The coral tissue properties of P. astreoides were sensitive to sedimentation (Rushmore et al., 2021), strongly shaped by temperature fluctuations (Kenkel et al., 2015a; Schoepf et al., 2015; Solomon et al., 2019), but sometimes resilient to thermal stress (Haslun et al., 2018; Levas et al., 2018), and OA (Martinez et al., 2019). Porites astreoides colonies showed increased levels of oxidative stress biomarkers in the tissue (carbonyl content, hydroperoxide) after exposure to moderate to high levels of sedimentation and did not show signs of recovery after 5 days of sediment removal (Rushmore et al., 2021). However, innate immune system-related genes maintained low levels of expression under a 32°C treatment, indicating resistance to thermal stress (Haslun et al., 2018).

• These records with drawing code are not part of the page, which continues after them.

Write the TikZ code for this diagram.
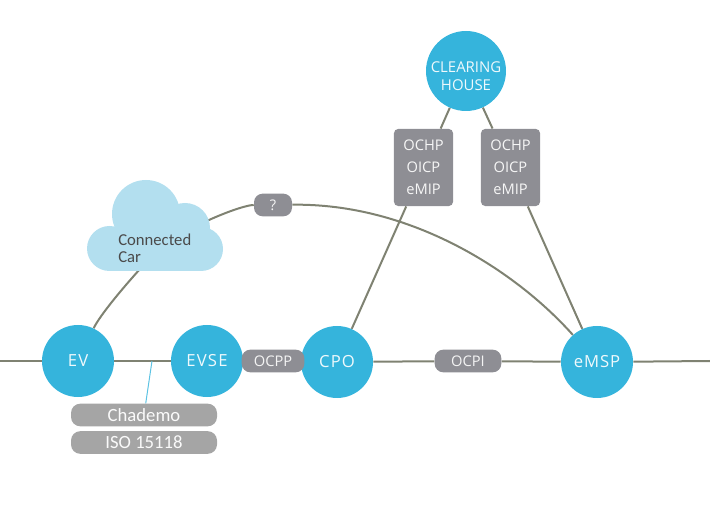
\documentclass[tikz,border=0pt]{standalone}
\usepackage{fontspec}
\setmainfont{Open Sans}
\newfontfamily\calib{Carlito}
\usetikzlibrary{backgrounds}
\definecolor{hub}{HTML}{35B4DC}
\definecolor{tag}{HTML}{8E8E94}
\definecolor{pale}{HTML}{A5A5A5}
\definecolor{cloudc}{HTML}{B3DFEF}
\definecolor{wire}{HTML}{7F8272}
\definecolor{inktxt}{HTML}{4A4A4A}
\tikzset{
 hubnode/.style={circle,fill=hub,minimum size=54pt,inner sep=0pt,text=white!92!hub,font=\fontsize{12.5}{15}\selectfont\addfontfeature{LetterSpace=7},align=center},
 tagpill/.style={rounded corners=6.5pt,fill=tag,text=white!90!tag,inner sep=0pt,font=\fontsize{11}{13}\selectfont},
 tagbox/.style={rounded corners=3.5pt,fill=tag,text=white!92!tag,inner sep=0pt,minimum width=44.5pt,minimum height=58pt,align=center,font=\fontsize{11}{16.5}\selectfont},
 stdpill/.style={rounded corners=7pt,fill=pale,text=white!95!pale,inner sep=0pt,minimum width=109.5pt,minimum height=17pt,font=\calib\fontsize{14}{15}\selectfont},
 wireline/.style={draw=wire,line width=1.5pt},
 bluewire/.style={draw=hub!80!white,line width=0.75pt}
}
\begin{document}
\begin{tikzpicture}[x=0.75pt,y=-0.75pt]
\useasboundingbox (0,0) rectangle (710,516);
% cloud
\fill[cloudc] (146,214) circle (34);
\fill[cloudc] (185,228) circle (25);
\fill[cloudc] (109.5,248.5) circle (22.5);
\fill[cloudc] (201,249) circle (22);
\fill[cloudc] (109,235) rectangle (201,271);
\fill[cloudc] (125,215) rectangle (185,240);
\node[text=inktxt,align=left,font=\calib\fontsize{12.5}{12.5}\selectfont,anchor=west,inner sep=0pt] (cloud) at (118,248) {Connected\\Car};
\coordinate (cloudin) at (150,258);
\coordinate (cloudout) at (195,227);
\coordinate (leftend) at (0,361);
\coordinate (rightend) at (710,361);
\coordinate (tap) at (152,361);
\node[hubnode] (ev) at (78,361) {EV};
\node[hubnode] (evse) at (207,361) {EVSE};
\node[hubnode] (cpo) at (337,362) {CPO};
\node[hubnode,font=\fontsize{12.5}{15}\selectfont\addfontfeature{LetterSpace=5}] (emsp) at (597,362) {eMSP};
\node[hubnode,minimum size=60pt] (ch) at (466,71) {};
\node[text=white!92!hub,align=center,inner sep=0pt,font=\fontsize{11.2}{13.5}\selectfont] (chtext) at (466,76) {CLEARING\\HOUSE};
\node[tagpill,minimum width=47pt,minimum height=17pt] (ocpp) at (273,361) {OCPP};
\node[tagpill,minimum width=50pt,minimum height=17pt] (ocpi) at (468,361) {OCPI};
\node[tagpill,minimum width=28.5pt,minimum height=17pt] (q) at (273,205) {?};
\node[tagbox] (boxa) at (423.5,167.5) {OCHP\\OICP\\eMIP};
\node[tagbox] (boxb) at (510.5,167.5) {OCHP\\OICP\\eMIP};
\node[stdpill] (chademo) at (144,415) {Chademo};
\node[stdpill] (iso) at (144,442.5) {ISO 15118};
\begin{pgfonlayer}{background}
\draw[wireline] (leftend) -- (ev);
\draw[wireline] (ev) -- (evse);
\draw[wireline] (cpo) -- (ocpi);
\draw[wireline] (ocpi) -- (emsp);
\draw[wireline] (emsp) -- (rightend);
\draw[wireline] (ch) -- (boxa);
\draw[wireline] (ch) -- (boxb);
\draw[wireline] (boxa) -- (cpo);
\draw[wireline] (boxb) -- (emsp);
\draw[wireline] (ev) .. controls (100,315) and (125,285) .. (cloudin);
\draw[wireline] (cloudout) .. controls (215,216) and (245,205) .. (q);
\draw[wireline] (q) .. controls (410,203) and (515,270) .. (emsp);
\draw[bluewire] (tap) -- (chademo);
\end{pgfonlayer}
\end{tikzpicture}
\end{document}
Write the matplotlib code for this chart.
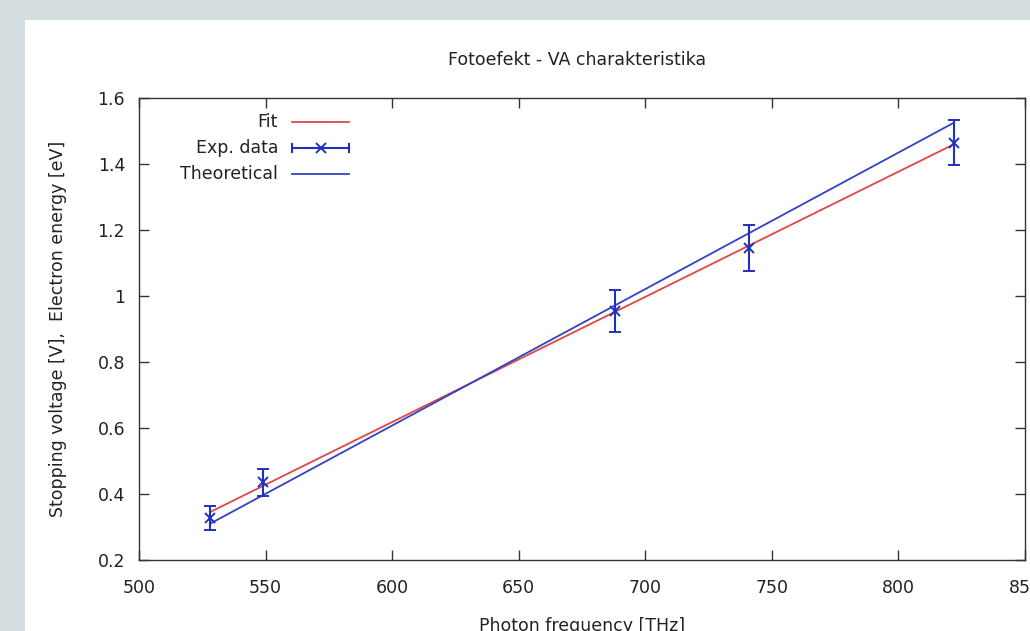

Porites astreoides was able to maintain lipids, proteins, and carbohydrates reserves during and after one year of exposure to a mild bleaching event (Levas et al., 2018), however, the species did not seem to rely on a long-term recovery capacity of their tissue condition following recurrent bleaching events (Schoepf et al., 2015). The most negative effects of thermal stress on P. astreoides tissue condition were a decrease of protein and carbohydrate concentrations and a higher amount of heterotrophic C versus photoautotrophic C (δ ¹³C_h−e) in the coral tissue, suggesting that colonies invested more in heterotrophy to compensate for the lack of energy reserves (Schoepf et al., 2015). Lipid class composition changed dramatically after recurrent bleaching events, with a 50% decline in wax esters (i.e., storage lipids) (Solomon et al., 2019).

Reciprocally transplanted colonies between inner and outer reefs in the Florida Keys experienced a decrease in mass gain and total lipid, protein, and carbohydrate content after one year. Reef-scale specialization to temperature, especially the frequency of thermal fluctuations, was considered the primary driver (Kenkel et al., 2015a). In contrast, high protein concentration was maintained after a two-year transplantation to a low aragonite saturation submarine spring, indicating acclimatization of the tissue properties to the suboptimum conditions (Martinez et al., 2019).

The literature search identified only three papers that described the microbiomes associated with P. astreoides in response to stress and the stress in each case was associated with macroalgae. The microbiome associated with P. astreoides was altered in the presence of macroalgae (Vega Thurber et al., 2012; Morrow et al., 2013), but the response depended on the macroalgae species (Morrow et al., 2012). Lobophora variegate aqueous extracts caused dysbiosis, while Dictyota (organic) extracts had a significant effect on bacterial assemblages (Morrow et al., 2012). Microbial taxa composition in the surface mucous layer of P. astreoides was disrupted by exposure to macroalgae, where each macroalgal species induced a different response compared with control treatments (Vega Thurber et al., 2012). The presence of macroalgae increased variability in the coral microbiome among colonies within the same treatment, which could be a sign of the loss of beneficial microbes and microbiome dysbiosis (Vega Thurber et al., 2012). In situ interactions between P. astreoides colonies and macroalgae Dictyota menstrualis and Halimeda opuntia in the U.S. Virgin Islands, the Florida Keys, and Belize, shifted the coral-associated microbial communities (Morrow et al., 2013). In the coral-algal competition zone, the coral P. astreoides maintained a relatively more stable microbiome compared to the coral Montastrea cavernosa and provided a competitive edge for P. astreoides against macroalgae (Morrow et al., 2013).